Because PL/SQL does not keep placeholders for trimmed elements, you cannot replace a trimmed element simply by assigning it a new value.
Deleting Collection Elements (DELETE Method)
This procedure has various forms:
■ DELETE removes all elements from a collection.
■ DELETE(n) removes the nth element from an associative array with a numeric key or a nested table. If the associative array has a string key, the element corresponding to the key value is deleted. If n is null, DELETE(n) does nothing.
■ DELETE(m,n) removes all elements in the range m..n from an associative array or nested table. If m is larger than n or if m or n is null, DELETE(m,n) does nothing.
For example:
DECLARE
TYPE NumList IS TABLE OF NUMBER;
n NumList := NumList(10,20,30,40,50,60,70,80,90,100);
TYPE NickList IS TABLE OF VARCHAR2(64) INDEX BY VARCHAR2(32);
nicknames NickList;
BEGIN
n.DELETE(2); -- deletes element 2
n.DELETE(3,6); -- deletes elements 3 through 6
n.DELETE(7,7); -- deletes element 7
n.DELETE(6,3); -- does nothing since 6 > 3
n.DELETE; -- deletes all elements
nicknames('Bob') := 'Robert';
nicknames('Buffy') := 'Esmerelda';
nicknames('Chip') := 'Charles';
nicknames('Dan') := 'Daniel';
nicknames('Fluffy') := 'Ernestina';
nicknames('Rob') := 'Robert';
nicknames.DELETE('Chip'); -- deletes element denoted by this key
nicknames.DELETE('Buffy','Fluffy'); -- deletes elements with keys in this
alphabetic range
END;
/
Varrays always have consecutive subscripts, so you cannot delete individual elements except from the end (by using the TRIM method).
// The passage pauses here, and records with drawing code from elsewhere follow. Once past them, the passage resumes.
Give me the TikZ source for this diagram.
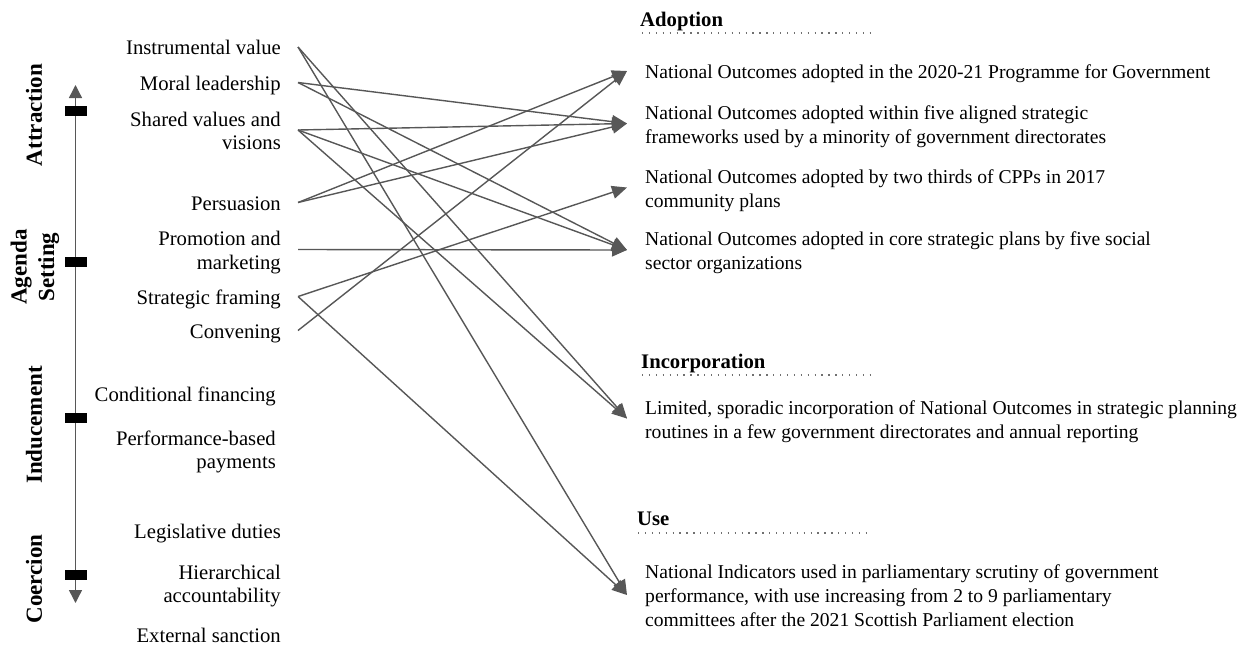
\documentclass[tikz,border=0pt]{standalone}
\usepackage{fontspec}
\setmainfont{Liberation Serif}
\usetikzlibrary{arrows.meta}
\definecolor{linegray}{HTML}{575757}
\definecolor{dotgray}{HTML}{707070}
% struts that keep the link point at the middle of the lettering
\newcommand\lvtopstrut{\rule{0pt}{0.96\baselineskip}}
\newcommand\lvbotstrut{\rule[-0.3\baselineskip]{0pt}{0pt}}
\begin{document}
\begin{tikzpicture}[x=1pt,y=-1pt,
  lever/.style={anchor=east, align=right, inner xsep=17pt, inner ysep=0pt,
    font=\fontsize{20.7}{23.5}\selectfont,
    execute at begin node=\lvtopstrut, execute at end node=\lvbotstrut},
  outcome/.style={anchor=west, align=left, inner xsep=18pt, inner ysep=0pt,
    font=\fontsize{19.6}{23.6}\selectfont,
    execute at begin node=\lvtopstrut, execute at end node=\lvbotstrut},
  stage/.style={anchor=base west, inner sep=0pt,
    font=\bfseries\fontsize{20.7}{24}\selectfont},
  side/.style={rotate=90, align=center, inner sep=0pt,
    font=\bfseries\fontsize{23}{27.5}\selectfont},
  tickbox/.style={fill=black, draw=none, minimum width=22pt, minimum height=10pt, inner sep=0pt},
  conn/.style={draw=linegray, line width=1.4pt, -{Triangle[length=15pt,width=13pt]}},
  axisline/.style={draw=linegray, line width=1.4pt,
    {Triangle[length=13pt,width=13pt]}-{Triangle[length=13pt,width=13pt]}},
  dotrule/.style={draw=dotgray, line width=1.3pt, dash pattern=on 1.3pt off 5.6pt},
]
\useasboundingbox (0,0) rectangle (1250,646);

% vertical scale of influence
\coordinate (axtop) at (75.5,85);
\coordinate (axbot) at (75.5,603);
\draw[axisline] (axtop) -- (axbot);
\node[tickbox] (t1) at (76,111) {};
\node[tickbox] (t2) at (76,262) {};
\node[tickbox] (t3) at (76,418) {};
\node[tickbox] (t4) at (76,575) {};

\node[side] (sAttr) at (34,115) {Attraction};
\node[side] (sAgen) at (35,267) {Agenda\\Setting};
\node[side] (sIndu) at (34,425) {Inducement};
\node[side] (sCoer) at (34,579) {Coercion};

% levers
\node[lever] (iv) at (298,47)    {Instrumental value};
\node[lever] (ml) at (298,82.5)  {Moral leadership};
\node[lever] (sv) at (298,130)   {\lvtopstrut Shared values and\\visions};
\node[lever] (pe) at (298,202.5) {Persuasion};
\node[lever] (pm) at (298,249.5) {\lvtopstrut Promotion and\\marketing};
\node[lever] (sf) at (298,296.5) {Strategic framing};
\node[lever] (cv) at (298,330.5) {Convening};
\node[lever] (cf) at (293,394)   {Conditional financing};
\node[lever] (pb) at (293,449)   {\lvtopstrut Performance-based\\payments};
\node[lever] (ld) at (298,531)   {Legislative duties};
\node[lever] (ha) at (298,583)   {\lvtopstrut Hierarchical\\accountability};
\node[lever] (es) at (298,635)   {External sanction};

% stage headings
\node[stage] (hA) at (640,26)  {Adoption};
\node[stage] (hI) at (641,368) {Incorporation};
\node[stage] (hU) at (637,525) {Use};
\draw[dotrule] ([shift={(2pt,-7pt)}]hA.base west) -- ++(231,0);
\draw[dotrule] ([shift={(1pt,-7pt)}]hI.base west) -- ++(231,0);
\draw[dotrule] ([shift={(1pt,-8pt)}]hU.base west) -- ++(231,0);

% outcomes
\node[outcome] (a1) at (627,71)    {National Outcomes adopted in the 2020-21 Programme for Government};
\node[outcome] (a2) at (627,123.5) {\lvtopstrut National Outcomes adopted within five aligned strategic\\frameworks used by a minority of government directorates};
\node[outcome] (a3) at (627,187.5) {\lvtopstrut National Outcomes adopted by two thirds of CPPs in 2017\\community plans};
\node[outcome] (a4) at (627,250)   {\lvtopstrut National Outcomes adopted in core strategic plans by five social\\sector organizations};
\node[outcome] (ic) at (627,418.5) {\lvtopstrut Limited, sporadic incorporation of National Outcomes in strategic planning\\routines in a few government directorates and annual reporting};
\node[outcome, font=\fontsize{19.6}{24}\selectfont] (us) at (627,595)
  {\lvtopstrut National Indicators used in parliamentary scrutiny of government\\performance, with use increasing from 2 to 9 parliamentary\\committees after the 2021 Scottish Parliament election};

% links from levers to outcomes
\draw[conn] (iv.east) -- (ic.west);
\draw[conn] (iv.east) -- (us.west);
\draw[conn] (ml.east) -- (a2.west);
\draw[conn] (ml.east) -- (a4.west);
\draw[conn] (sv.east) -- (a2.west);
\draw[conn] (sv.east) -- (a4.west);
\draw[conn] (sv.east) -- (ic.west);
\draw[conn] (pe.east) -- (a1.west);
\draw[conn] (pe.east) -- (a2.west);
\draw[conn] (pm.east) -- (a4.west);
\draw[conn] (sf.east) -- (a3.west);
\draw[conn] (sf.east) -- (us.west);
\draw[conn] (cv.east) -- (a1.west);
\end{tikzpicture}
\end{document}
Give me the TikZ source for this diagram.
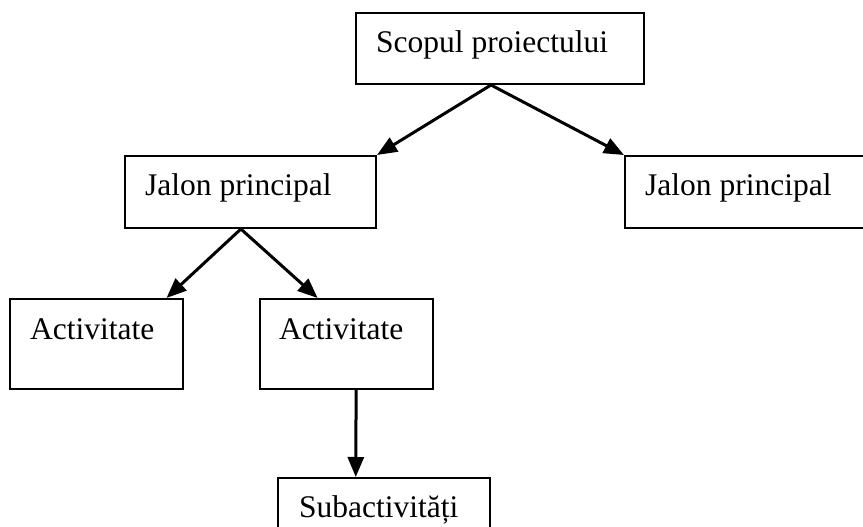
\documentclass[tikz,border=0pt]{standalone}
\usepackage{fontspec}
\setmainfont{Liberation Serif}
\usetikzlibrary{arrows.meta,calc}
\begin{document}
\begin{tikzpicture}[x=1pt,y=-1pt,
  box/.style={draw,line width=2pt,inner sep=0pt,anchor=north west},
  txt/.style={anchor=base west,inner sep=0pt,font=\fontsize{31.5}{36}\selectfont},
  link/.style={line width=3pt,-{Triangle[length=20pt,width=16pt]}}]
\useasboundingbox (0,0) rectangle (863,527);
\clip (0,0) rectangle (863,527);
% boxes
\node[box,minimum width=288pt,minimum height=71pt] (top) at (355,12) {};
\node[box,minimum width=251pt,minimum height=72pt] (jl) at (124,155) {};
\node[box,minimum width=260pt,minimum height=72pt] (jr) at (624,155) {};
\node[box,minimum width=173pt,minimum height=90pt] (a1) at (9,298) {};
\node[box,minimum width=173pt,minimum height=90pt] (a2) at (259,298) {};
\node[box,minimum width=212pt,minimum height=70pt] (sub) at (277,477) {};
% labels
\node[txt] (ttop) at (376,53) {Scopul proiectului};
\node[txt] (tjl) at (145,195) {Jalon principal};
\node[txt] (tjr) at (645,195) {Jalon principal};
\node[txt] (ta1) at (30,339) {Activitate};
\node[txt] (ta2) at (279,339) {Activitate};
\node[txt] (tsub) at (299,517) {Subactivități};
% connectors
\coordinate (topb) at ($(top.south west)!0.469!(top.south east)$);
\coordinate (jlb) at ($(jl.south west)!0.462!(jl.south east)$);
\draw[link] (topb) -- (jl.north east);
\draw[link] (topb) -- (jr.north west);
\draw[link] (jlb) -- ($(a1.north west)!0.90!(a1.north east)$);
\draw[link] (jlb) -- ($(a2.north west)!0.335!(a2.north east)$);
\draw[link] ($(a2.south west)!0.555!(a2.south east)$) -- ($(sub.north west)!0.368!(sub.north east)$);
\end{tikzpicture}
\end{document}
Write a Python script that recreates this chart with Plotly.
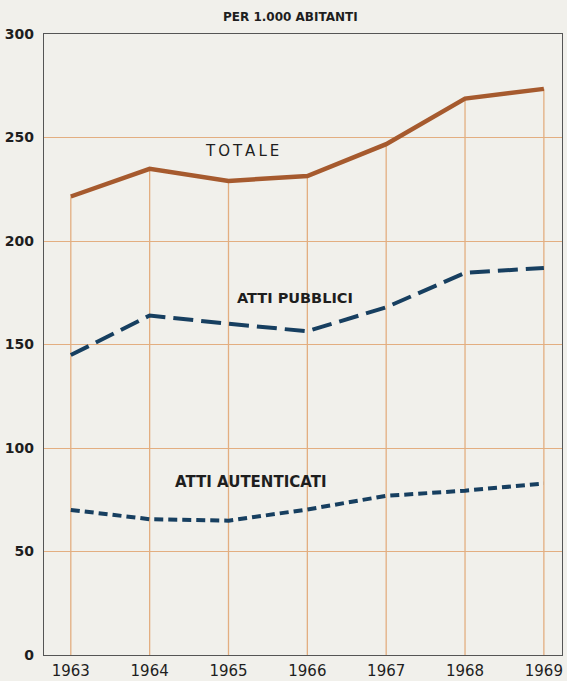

If an element to be deleted does not exist, DELETE simply skips it; no exception is raised. PL/SQL keeps placeholders for deleted elements, so you can replace a deleted element by assigning it a new value.
DELETE lets you maintain sparse nested tables. You can store sparse nested tables in the database, just like any other nested tables.
The amount of memory allocated to a nested table can increase or decrease dynamically. As you delete elements, memory is freed page by page. If you delete the entire table, all the memory is freed.